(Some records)
•••
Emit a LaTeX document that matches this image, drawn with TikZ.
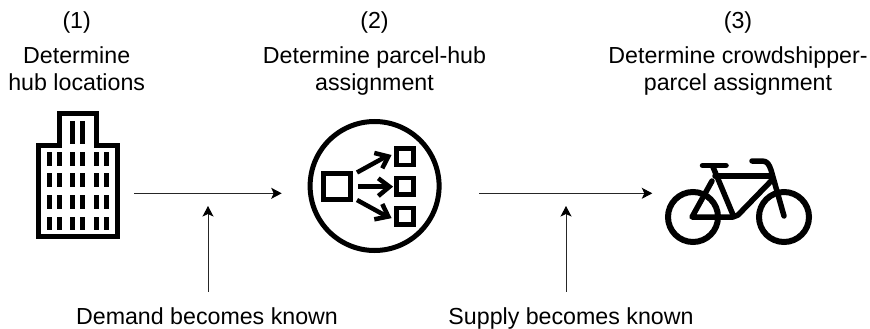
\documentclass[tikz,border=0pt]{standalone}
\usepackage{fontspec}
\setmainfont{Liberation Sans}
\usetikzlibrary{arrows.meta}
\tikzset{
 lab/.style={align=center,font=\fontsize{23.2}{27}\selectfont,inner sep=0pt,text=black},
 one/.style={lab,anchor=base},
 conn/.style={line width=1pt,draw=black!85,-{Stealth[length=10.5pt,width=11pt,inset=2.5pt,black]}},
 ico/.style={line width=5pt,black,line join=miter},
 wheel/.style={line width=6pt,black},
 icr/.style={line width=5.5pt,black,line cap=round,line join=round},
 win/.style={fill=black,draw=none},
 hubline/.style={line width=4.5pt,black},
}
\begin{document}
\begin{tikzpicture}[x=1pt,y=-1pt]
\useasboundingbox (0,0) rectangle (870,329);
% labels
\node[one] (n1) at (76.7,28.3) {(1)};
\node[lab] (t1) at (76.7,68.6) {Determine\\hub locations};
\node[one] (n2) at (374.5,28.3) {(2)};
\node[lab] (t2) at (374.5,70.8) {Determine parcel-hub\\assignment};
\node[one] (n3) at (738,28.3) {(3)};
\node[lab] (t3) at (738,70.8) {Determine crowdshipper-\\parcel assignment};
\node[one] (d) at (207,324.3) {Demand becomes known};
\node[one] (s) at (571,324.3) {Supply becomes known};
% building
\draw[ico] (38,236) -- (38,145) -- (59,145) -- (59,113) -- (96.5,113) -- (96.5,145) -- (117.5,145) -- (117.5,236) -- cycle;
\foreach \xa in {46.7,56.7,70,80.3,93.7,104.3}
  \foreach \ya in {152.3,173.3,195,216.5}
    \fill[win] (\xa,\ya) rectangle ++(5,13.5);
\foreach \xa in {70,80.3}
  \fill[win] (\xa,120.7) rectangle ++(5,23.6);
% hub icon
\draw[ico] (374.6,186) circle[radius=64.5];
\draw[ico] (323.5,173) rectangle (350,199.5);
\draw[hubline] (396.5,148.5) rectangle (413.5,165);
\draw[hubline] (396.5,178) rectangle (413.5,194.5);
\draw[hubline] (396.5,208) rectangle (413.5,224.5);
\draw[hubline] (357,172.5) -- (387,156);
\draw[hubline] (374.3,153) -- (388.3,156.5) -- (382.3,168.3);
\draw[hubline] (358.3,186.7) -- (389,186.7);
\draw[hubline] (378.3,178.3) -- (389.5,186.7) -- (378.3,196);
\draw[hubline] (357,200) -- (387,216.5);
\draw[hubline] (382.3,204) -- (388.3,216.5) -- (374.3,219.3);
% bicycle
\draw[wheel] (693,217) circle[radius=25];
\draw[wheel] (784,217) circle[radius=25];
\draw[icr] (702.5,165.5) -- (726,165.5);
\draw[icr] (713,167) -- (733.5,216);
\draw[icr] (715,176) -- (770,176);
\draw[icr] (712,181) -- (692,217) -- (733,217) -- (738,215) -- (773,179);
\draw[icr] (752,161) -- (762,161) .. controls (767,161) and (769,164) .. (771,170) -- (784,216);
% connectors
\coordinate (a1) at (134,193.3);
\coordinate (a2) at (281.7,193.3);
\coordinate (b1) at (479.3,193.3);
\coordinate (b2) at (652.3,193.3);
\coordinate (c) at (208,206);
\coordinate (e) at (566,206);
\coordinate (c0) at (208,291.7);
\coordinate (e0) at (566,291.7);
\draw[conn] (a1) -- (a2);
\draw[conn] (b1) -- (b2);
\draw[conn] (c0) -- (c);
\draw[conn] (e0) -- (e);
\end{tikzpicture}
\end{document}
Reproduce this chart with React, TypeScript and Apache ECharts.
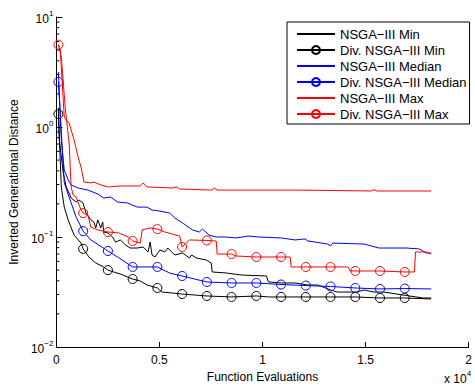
•••
### SHORT EXERCISE
Transcribe the records above exactly as they appear, leaving out any pictures.

### RESPONSE FOR THIS EXERCISE
Emit a LaTeX document that matches this image, drawn with TikZ.
\documentclass[tikz,border=0pt]{standalone}
\usepackage{fontspec}
\setmainfont{Liberation Sans}
\usetikzlibrary{arrows.meta}
\tikzset{
 lab/.style={align=center,font=\fontsize{23.2}{27}\selectfont,inner sep=0pt,text=black},
 one/.style={lab,anchor=base},
 conn/.style={line width=1pt,draw=black!85,-{Stealth[length=10.5pt,width=11pt,inset=2.5pt,black]}},
 ico/.style={line width=5pt,black,line join=miter},
 wheel/.style={line width=6pt,black},
 icr/.style={line width=5.5pt,black,line cap=round,line join=round},
 win/.style={fill=black,draw=none},
 hubline/.style={line width=4.5pt,black},
}
\begin{document}
\begin{tikzpicture}[x=1pt,y=-1pt]
\useasboundingbox (0,0) rectangle (870,329);
% labels
\node[one] (n1) at (76.7,28.3) {(1)};
\node[lab] (t1) at (76.7,68.6) {Determine\\hub locations};
\node[one] (n2) at (374.5,28.3) {(2)};
\node[lab] (t2) at (374.5,70.8) {Determine parcel-hub\\assignment};
\node[one] (n3) at (738,28.3) {(3)};
\node[lab] (t3) at (738,70.8) {Determine crowdshipper-\\parcel assignment};
\node[one] (d) at (207,324.3) {Demand becomes known};
\node[one] (s) at (571,324.3) {Supply becomes known};
% building
\draw[ico] (38,236) -- (38,145) -- (59,145) -- (59,113) -- (96.5,113) -- (96.5,145) -- (117.5,145) -- (117.5,236) -- cycle;
\foreach \xa in {46.7,56.7,70,80.3,93.7,104.3}
  \foreach \ya in {152.3,173.3,195,216.5}
    \fill[win] (\xa,\ya) rectangle ++(5,13.5);
\foreach \xa in {70,80.3}
  \fill[win] (\xa,120.7) rectangle ++(5,23.6);
% hub icon
\draw[ico] (374.6,186) circle[radius=64.5];
\draw[ico] (323.5,173) rectangle (350,199.5);
\draw[hubline] (396.5,148.5) rectangle (413.5,165);
\draw[hubline] (396.5,178) rectangle (413.5,194.5);
\draw[hubline] (396.5,208) rectangle (413.5,224.5);
\draw[hubline] (357,172.5) -- (387,156);
\draw[hubline] (374.3,153) -- (388.3,156.5) -- (382.3,168.3);
\draw[hubline] (358.3,186.7) -- (389,186.7);
\draw[hubline] (378.3,178.3) -- (389.5,186.7) -- (378.3,196);
\draw[hubline] (357,200) -- (387,216.5);
\draw[hubline] (382.3,204) -- (388.3,216.5) -- (374.3,219.3);
% bicycle
\draw[wheel] (693,217) circle[radius=25];
\draw[wheel] (784,217) circle[radius=25];
\draw[icr] (702.5,165.5) -- (726,165.5);
\draw[icr] (713,167) -- (733.5,216);
\draw[icr] (715,176) -- (770,176);
\draw[icr] (712,181) -- (692,217) -- (733,217) -- (738,215) -- (773,179);
\draw[icr] (752,161) -- (762,161) .. controls (767,161) and (769,164) .. (771,170) -- (784,216);
% connectors
\coordinate (a1) at (134,193.3);
\coordinate (a2) at (281.7,193.3);
\coordinate (b1) at (479.3,193.3);
\coordinate (b2) at (652.3,193.3);
\coordinate (c) at (208,206);
\coordinate (e) at (566,206);
\coordinate (c0) at (208,291.7);
\coordinate (e0) at (566,291.7);
\draw[conn] (a1) -- (a2);
\draw[conn] (b1) -- (b2);
\draw[conn] (c0) -- (c);
\draw[conn] (e0) -- (e);
\end{tikzpicture}
\end{document}
Reproduce this chart with React, TypeScript and Apache ECharts.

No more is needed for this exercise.